So, your sales are rising, you paid off an SBA loan, and you just hired your first employee. Everything’s going swimmingly with your small business. Or so it seems anyway. How can you tell for sure?
One way to gauge your success is to craft a budget that acts both as guardrails and yardsticks for your business. A budget can keep your business between the lines and headed in the right direction. It can also be used to measure several key profitability metrics, giving you the data you need to optimize your success. Here’s how to create and analyze a small business budget.
What Is a Budget?
At its most basic, a budget is dollars in and dollars out. It’s a record of how much you believe you’ll make and how much you believe you’ll spend. It’s an estimate, sure. But it’s a realistic picture of your income and expenditures for the year or for some other time period, like monthly or quarterly. An annual budget is often broken out by month.
Most businesses operate on a calendar year that ends on December 31. So, in practice, you would want to prepare your annual budget for the coming year between September and December. Businesses operating on a fiscal year, which typically close out their books on a quarter-end other than year-end, finalize their annual budgets in the last quarter of their fiscal year.
What Are the Elements of a Budget?
A budget has a number of important elements under the general categories of income and expenses.
Operating Income
- Revenue – List out the money you expect to make from the sale of goods and services in the time period the budget covers
- Other Income Sources – Include any interest income or dividends from investments, rental income, gifts, or equipment liquidation
Operational Expenses
- Fixed Expenses – List out all your fixed costs such as rent, car or equipment leasing, insurance, utilities, or bank fees; employee salaries and benefits are usually included here as well
- Variable Expenses – Include any expenses related to the production or purchase of the product or services your business offers, including raw materials, productions costs, packaging, and shipping; marketing and travel expenses are usually included here as well
- One-time Expenses – Any non-recurring expenses you expect to encounter throughout the year can be classified here; these expenses might include computers, office equipment, software licenses, or real estate
Additionally, your budget should track any cash used in investing or any cash put into or taken out of your business from sources of financing.

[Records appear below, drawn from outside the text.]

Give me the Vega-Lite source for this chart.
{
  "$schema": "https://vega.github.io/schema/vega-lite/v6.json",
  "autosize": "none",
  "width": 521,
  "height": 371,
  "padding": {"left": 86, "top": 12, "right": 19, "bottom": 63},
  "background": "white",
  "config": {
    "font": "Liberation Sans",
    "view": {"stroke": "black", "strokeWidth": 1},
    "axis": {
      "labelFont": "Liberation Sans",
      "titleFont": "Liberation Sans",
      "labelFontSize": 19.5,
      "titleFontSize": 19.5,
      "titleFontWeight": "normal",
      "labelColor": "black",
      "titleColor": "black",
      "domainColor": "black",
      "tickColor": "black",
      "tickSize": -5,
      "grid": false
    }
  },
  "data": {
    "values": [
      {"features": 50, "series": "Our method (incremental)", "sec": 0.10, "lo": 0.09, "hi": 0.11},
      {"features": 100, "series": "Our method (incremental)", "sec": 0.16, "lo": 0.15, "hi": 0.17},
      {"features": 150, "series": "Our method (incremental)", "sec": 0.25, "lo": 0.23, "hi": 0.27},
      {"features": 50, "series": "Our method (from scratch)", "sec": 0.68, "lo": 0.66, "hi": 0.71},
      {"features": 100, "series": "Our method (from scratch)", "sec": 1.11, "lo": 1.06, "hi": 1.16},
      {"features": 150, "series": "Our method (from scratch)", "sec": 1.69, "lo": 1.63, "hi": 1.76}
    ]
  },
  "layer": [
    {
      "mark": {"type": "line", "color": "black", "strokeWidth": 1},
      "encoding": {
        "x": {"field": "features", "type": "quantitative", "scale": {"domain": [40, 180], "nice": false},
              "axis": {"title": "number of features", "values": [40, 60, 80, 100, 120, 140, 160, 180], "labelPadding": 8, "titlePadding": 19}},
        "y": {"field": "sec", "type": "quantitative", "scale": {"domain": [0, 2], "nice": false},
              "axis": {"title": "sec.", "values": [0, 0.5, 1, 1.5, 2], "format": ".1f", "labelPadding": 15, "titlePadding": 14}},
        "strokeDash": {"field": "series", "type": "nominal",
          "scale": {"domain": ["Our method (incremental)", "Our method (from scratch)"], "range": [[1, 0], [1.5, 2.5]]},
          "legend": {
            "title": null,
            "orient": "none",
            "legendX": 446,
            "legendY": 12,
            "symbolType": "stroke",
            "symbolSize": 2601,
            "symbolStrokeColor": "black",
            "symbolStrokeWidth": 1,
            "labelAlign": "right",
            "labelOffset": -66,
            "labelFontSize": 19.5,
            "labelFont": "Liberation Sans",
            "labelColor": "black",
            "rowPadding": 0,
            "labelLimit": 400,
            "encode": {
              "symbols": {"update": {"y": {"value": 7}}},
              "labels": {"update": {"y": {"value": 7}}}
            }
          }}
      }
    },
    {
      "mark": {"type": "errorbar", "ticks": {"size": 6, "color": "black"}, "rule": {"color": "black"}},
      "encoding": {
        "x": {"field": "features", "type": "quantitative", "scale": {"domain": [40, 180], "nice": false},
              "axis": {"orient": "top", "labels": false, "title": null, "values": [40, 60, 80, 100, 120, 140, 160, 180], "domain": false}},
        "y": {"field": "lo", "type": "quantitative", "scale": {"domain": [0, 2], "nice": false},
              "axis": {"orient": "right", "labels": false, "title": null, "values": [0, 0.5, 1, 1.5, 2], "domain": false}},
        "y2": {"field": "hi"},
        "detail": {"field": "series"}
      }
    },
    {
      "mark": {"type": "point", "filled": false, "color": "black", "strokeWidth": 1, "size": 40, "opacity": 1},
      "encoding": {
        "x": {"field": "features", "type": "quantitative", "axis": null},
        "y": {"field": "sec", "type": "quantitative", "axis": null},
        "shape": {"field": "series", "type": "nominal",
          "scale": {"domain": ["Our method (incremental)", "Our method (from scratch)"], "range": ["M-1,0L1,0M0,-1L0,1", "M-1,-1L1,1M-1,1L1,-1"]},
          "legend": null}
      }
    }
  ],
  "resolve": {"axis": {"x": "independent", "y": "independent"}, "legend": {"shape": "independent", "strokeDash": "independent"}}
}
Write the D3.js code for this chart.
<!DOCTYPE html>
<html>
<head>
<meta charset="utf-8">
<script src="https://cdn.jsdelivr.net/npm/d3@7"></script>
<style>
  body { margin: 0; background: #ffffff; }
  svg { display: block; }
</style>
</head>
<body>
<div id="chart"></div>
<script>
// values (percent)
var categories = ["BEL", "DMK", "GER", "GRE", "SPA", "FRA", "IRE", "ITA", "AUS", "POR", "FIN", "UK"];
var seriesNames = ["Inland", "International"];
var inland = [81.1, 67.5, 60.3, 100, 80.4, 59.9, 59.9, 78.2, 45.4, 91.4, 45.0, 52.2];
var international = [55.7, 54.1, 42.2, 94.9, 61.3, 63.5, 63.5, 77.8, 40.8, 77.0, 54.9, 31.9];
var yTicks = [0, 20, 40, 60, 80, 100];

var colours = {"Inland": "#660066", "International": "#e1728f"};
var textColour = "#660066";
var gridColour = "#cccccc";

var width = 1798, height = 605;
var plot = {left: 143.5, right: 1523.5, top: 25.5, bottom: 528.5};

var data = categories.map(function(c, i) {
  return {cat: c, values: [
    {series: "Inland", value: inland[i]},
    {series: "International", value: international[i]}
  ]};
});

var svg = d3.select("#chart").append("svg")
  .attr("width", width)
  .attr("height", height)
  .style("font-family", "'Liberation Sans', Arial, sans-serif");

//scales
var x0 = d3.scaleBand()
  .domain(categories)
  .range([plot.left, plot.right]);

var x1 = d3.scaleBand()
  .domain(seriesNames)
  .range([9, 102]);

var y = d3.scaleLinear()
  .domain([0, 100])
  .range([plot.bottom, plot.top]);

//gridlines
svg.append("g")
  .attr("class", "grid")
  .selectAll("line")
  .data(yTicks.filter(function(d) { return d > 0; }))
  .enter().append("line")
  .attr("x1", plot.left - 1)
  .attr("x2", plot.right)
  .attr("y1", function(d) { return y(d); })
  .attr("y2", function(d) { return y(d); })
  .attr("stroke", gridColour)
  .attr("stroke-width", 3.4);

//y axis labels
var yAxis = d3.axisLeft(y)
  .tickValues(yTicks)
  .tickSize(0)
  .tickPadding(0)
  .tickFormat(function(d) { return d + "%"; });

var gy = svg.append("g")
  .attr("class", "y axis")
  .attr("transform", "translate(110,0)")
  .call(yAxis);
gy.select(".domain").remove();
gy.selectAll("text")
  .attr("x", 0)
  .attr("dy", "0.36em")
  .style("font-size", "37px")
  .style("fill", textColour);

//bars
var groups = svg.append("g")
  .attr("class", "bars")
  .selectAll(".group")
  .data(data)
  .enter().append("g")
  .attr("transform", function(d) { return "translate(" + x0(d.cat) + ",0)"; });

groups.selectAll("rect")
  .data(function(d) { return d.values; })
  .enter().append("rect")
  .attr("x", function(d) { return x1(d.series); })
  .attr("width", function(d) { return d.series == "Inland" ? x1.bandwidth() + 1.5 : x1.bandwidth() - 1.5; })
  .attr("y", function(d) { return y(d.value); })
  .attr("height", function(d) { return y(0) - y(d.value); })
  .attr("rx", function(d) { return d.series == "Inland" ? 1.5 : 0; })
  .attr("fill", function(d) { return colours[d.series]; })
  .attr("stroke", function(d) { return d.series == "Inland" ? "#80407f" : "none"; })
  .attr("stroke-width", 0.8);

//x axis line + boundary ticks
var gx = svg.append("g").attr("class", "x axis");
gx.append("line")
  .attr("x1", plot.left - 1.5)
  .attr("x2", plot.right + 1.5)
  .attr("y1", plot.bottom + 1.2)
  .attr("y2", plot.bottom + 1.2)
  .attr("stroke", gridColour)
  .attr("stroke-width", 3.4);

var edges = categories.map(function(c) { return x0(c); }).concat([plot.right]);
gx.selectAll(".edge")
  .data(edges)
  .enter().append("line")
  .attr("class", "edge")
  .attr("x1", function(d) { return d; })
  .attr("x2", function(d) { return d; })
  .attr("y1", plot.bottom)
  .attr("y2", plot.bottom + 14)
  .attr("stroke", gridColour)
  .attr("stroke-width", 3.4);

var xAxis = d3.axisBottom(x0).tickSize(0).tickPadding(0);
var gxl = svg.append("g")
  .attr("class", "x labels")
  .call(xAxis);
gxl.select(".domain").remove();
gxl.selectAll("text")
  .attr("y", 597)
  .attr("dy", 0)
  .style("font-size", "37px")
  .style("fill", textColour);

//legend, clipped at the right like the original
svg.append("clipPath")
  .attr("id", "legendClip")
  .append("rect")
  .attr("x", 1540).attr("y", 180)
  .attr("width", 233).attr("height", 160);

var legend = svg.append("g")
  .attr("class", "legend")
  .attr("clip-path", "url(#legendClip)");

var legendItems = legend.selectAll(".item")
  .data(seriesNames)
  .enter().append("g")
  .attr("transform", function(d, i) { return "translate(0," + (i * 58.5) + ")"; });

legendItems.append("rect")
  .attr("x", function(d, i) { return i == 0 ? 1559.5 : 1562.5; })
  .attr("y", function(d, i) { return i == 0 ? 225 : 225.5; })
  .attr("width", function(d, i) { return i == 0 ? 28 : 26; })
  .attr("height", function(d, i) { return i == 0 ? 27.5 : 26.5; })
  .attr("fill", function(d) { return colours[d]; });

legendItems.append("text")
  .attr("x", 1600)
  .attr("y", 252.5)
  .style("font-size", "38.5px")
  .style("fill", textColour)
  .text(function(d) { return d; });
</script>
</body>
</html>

Why Is Creating a Budget Important?
Budgets are important because they provide guidance for how much you’re able to spend on growing your business throughout the year. A budget can also offer you a snapshot of the health of your business, especially at month-end or year-end when you can compare your budgeted income and expenses with your actual ones. Ideally, of course, you would want to see a positive cash flow that indicates your businesses is making money and generating success.
At the end of the year, when you subtract your actual expenses from your actual income, if you don’t realize the kind of profit you forecast in your budget, then you’ll likely want to make some adjustments. This could include cutting costs, paying down debt, or initiating other budget tightening measures. Or it might mean that it’s time for you to raise the prices of your goods or services.
How Do I Determine Cash Flow?
Cash flow is the actual money going into and coming out of your business in any given time period. It can be influenced by having too many accounts receivable (unpaid invoices) on your balance sheet, which can create a cash flow bottleneck and constrain available money you need for spending. It’s important to keep accurate books that record your cash flow and then to compare your cash flow against your budget at least monthly.
What Makes For a Good Budget?
A good budget should capture all the sources of income and expenses your business realizes and categorize them accordingly. It should also help to generate usable data that you can then process into your budget for coming years. Making sure that your bookkeeping function is reliable and up-to-date is especially important. Without numbers you can trust, your budget may be founded on a set of inaccuracies that skews your final results.
Hiring an experienced bookkeeper can help to ensure your numbers, and therefore your budgets, are accurate and dependable. Taking advantage of a technologically savvy bookkeeper offers an added bonus. Technology, such as cloud computing, can allow you to automatically link your accounts receivable (AR) and accounts payable (AP) to your budget-making process.